Project Scientist University of California, Los Angeles
Background: Displacement encoding with stimulated echoes (DENSE) MRI is a valuable technique for myocardial strain evaluation1,2. Spiral cine DENSE MRI has demonstrated efficient and robust strain measurements3. However, DENSE has inherently low signal-to-noise ratio (SNR) due to the acquisition of the stimulated echo. Random matrix theory (RMT) denoising is one promising method to improve SNR4,5, which leverages the low-rank property and random Gaussian noise characteristics in images. In this study, we aimed to develop an RMT denoising technique to improve the SNR in 2D spiral DENSE MRI and evaluate it in vivo.
Methods: Eleven subjects (age 44±20 years; 3 healthy, 8 patients with heart disease) were scanned on clinical 3T scanners using a 2D spiral DENSE sequence3. A short-axis slice was acquired with breath-holding. Imaging parameters included FOV=360×360mm2, resolution=2.8×2.8mm2, slice thickness=8mm, TR/TE=16/1.08ms, cardiac phases=22-25, spiral interleaves per image=6, displacement encoding frequency=0.10 cycles/mm, through-plane dephasing frequency=0.08 cycles/mm. We performed denoising for the 5D data (2D images with Ne displacement encodings, Nc coils and Np cardiac phases). A patch size of m by n was selected empirically, and local patches were flattened into 2D (1st dimension: m×n, 2nd dimension: Ne×Nc×Np). After singular value decomposition, noise variance was estimated using RMT, and optimal singular value shrinkage6 was performed to suppress noise. Non-denoised and denoised DENSE images were processed3,7 to generate displacement maps, circumferential strain (Ecc) maps, and strain-time curves in 6 mid-level short-axis LV segments8. Magnitude SNR and phase SNR9 in the myocardium were measured and compared. Bland-Altman analysis was used to compare strain measurements. SNR improvement was evaluated with Wilcoxon signed-rank tests (p< 0.05 as significant).
Results: No signal of any anatomical structure was observed in the signal residual of the coil images (Figure 1a), demonstrating effective noise suppression without removing the desired signal. Coil-combined magnitude and phase images were greatly improved visually after denoising, and random background noise was removed (Figure 1b). The strain-time curves from denoised images showed reduced standard deviations in strain measurements (Figure 2). Both magnitude and phase SNR were significantly improved after denoising (all p< 0.01; Figure 3a-c). Bland-Altman analysis showed the strain measurements from non-denoised and denoised results were consistent (mean difference=0.00; Figure 3d).

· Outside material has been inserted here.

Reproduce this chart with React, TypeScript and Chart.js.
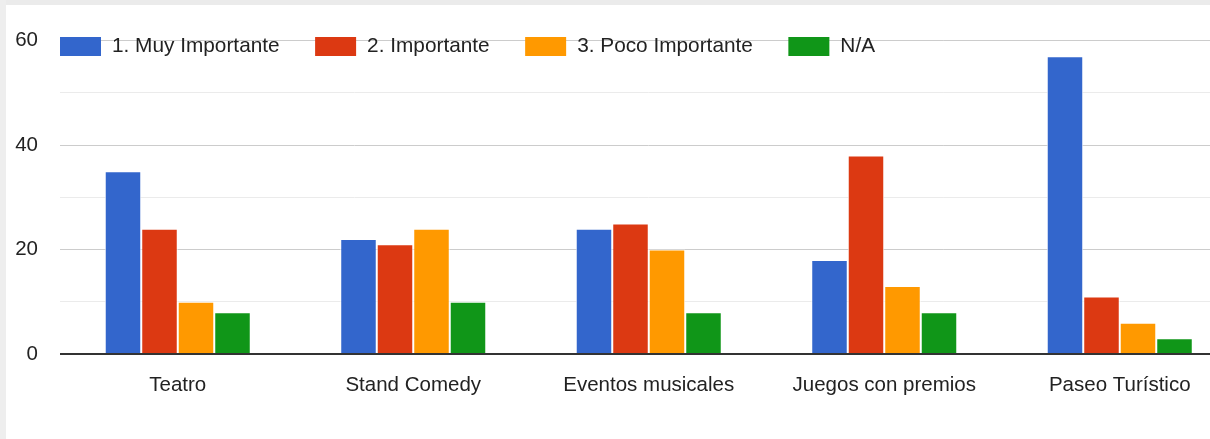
import React, { useEffect, useRef } from "react";
import { Chart, registerables } from "chart.js";

Chart.register(...registerables);

const categories = ["Teatro", "Stand Comedy", "Eventos musicales", "Juegos con premios", "Paseo Turístico"];
const seriesNames = ["1. Muy Importante", "2. Importante", "3. Poco Importante", "N/A"];
const muyImportante = [35, 22, 24, 18, 57];
const importante = [24, 21, 25, 38, 11];
const pocoImportante = [10, 24, 20, 13, 6];
const noAplica = [8, 10, 8, 8, 3];
const seriesColors = ["#3366cc", "#dc3912", "#ff9900", "#109618"];
const yMin = 0;
const yMax = 60;
const yStep = 10;
const yLabelStep = 20;

const FONT = "'Liberation Sans', Arial, sans-serif";
const FONT_SIZE = 20.5;
const LEGEND_FONT_SIZE = 20.8;
const TEXT_COLOR = "#222222";

const customLegend = {
  id: "customLegend",
  afterDraw(chart: any) {
    const ctx = chart.ctx;
    const area = chart.chartArea;
    ctx.save();
    ctx.font = `${LEGEND_FONT_SIZE}px ${FONT}`;
    ctx.textBaseline = "middle";
    ctx.textAlign = "left";
    let x = area.left;
    const yc = 46.5;
    chart.data.datasets.forEach((ds: any) => {
      ctx.fillStyle = ds.backgroundColor;
      ctx.fillRect(x, yc - 9.5, 41, 19);
      const tx = x + 52;
      ctx.fillStyle = TEXT_COLOR;
      ctx.fillText(ds.label, tx, yc);
      x = tx + ctx.measureText(ds.label).width + 35.5;
    });
    ctx.restore();
  },
};

export default function App() {
  const ref = useRef<HTMLCanvasElement | null>(null);

  useEffect(() => {
    if (!ref.current) return;
    const values = [muyImportante, importante, pocoImportante, noAplica];
    const chart = new Chart(ref.current, {
      type: "bar",
      data: {
        labels: categories,
        datasets: seriesNames.map((name, i) => ({
          label: name,
          data: values[i],
          backgroundColor: seriesColors[i],
          borderColor: "rgba(255,255,255,0.85)",
          borderWidth: 1,
          categoryPercentage: 0.62,
          barPercentage: 1,
        })),
      },
      options: {
        animation: false,
        responsive: false,
        layout: { padding: { left: 0, right: 2.5, top: 40.7, bottom: 0 } },
        plugins: {
          legend: { display: false },
          tooltip: { enabled: false },
        },
        scales: {
          x: {
            grid: { display: false },
            border: { display: false },
            ticks: {
              color: TEXT_COLOR,
              font: { family: FONT, size: FONT_SIZE },
              padding: 11,
              maxRotation: 0,
              autoSkip: false,
            },
            afterFit: (s: any) => {
              s.height = 85;
            },
          },
          y: {
            min: yMin,
            max: yMax,
            border: { display: false },
            grid: {
              drawTicks: false,
              color: (c: any) => {
                const v = c.tick ? c.tick.value : 0;
                if (v === 0) return "#333333";
                return v % yLabelStep === 0 ? "#cccccc" : "#ebebeb";
              },
              lineWidth: (c: any) => (c.tick && c.tick.value === 0 ? 2 : 1),
            },
            ticks: {
              stepSize: yStep,
              color: TEXT_COLOR,
              font: { family: FONT, size: FONT_SIZE },
              padding: 22,
              callback: (v: any) => (Number(v) % yLabelStep === 0 ? String(v) : ""),
            },
            afterFit: (s: any) => {
              s.width = 60;
            },
          },
        },
      },
      plugins: [customLegend],
    });
    return () => chart.destroy();
  }, []);

  return (
    <div
      style={{
        position: "fixed",
        left: 0,
        top: 0,
        width: 1210,
        height: 439,
        overflow: "hidden",
        background: "#ffffff",
      }}
    >
      <div style={{ position: "absolute", left: 0, top: 0, width: 1210, height: 5, background: "#ebebeb" }} />
      <div style={{ position: "absolute", left: 0, top: 0, width: 6, height: 439, background: "#eeeeee" }} />
      <canvas
        ref={ref}
        width={1240}
        height={439}
        style={{ position: "absolute", left: 0, top: 0, display: "block" }}
      />
    </div>
  );
}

Conclusion: We developed a RMT denoising technique to improve magnitude and phase SNR in 2D spiral cine DENSE MRI. Strain maps calculated from denoised images were less noisy while the mean strain measurements in non-denoised and denoised results were consistent. Further validation with different DENSE protocols may enable DENSE imaging with a higher resolution and more robust post-processing.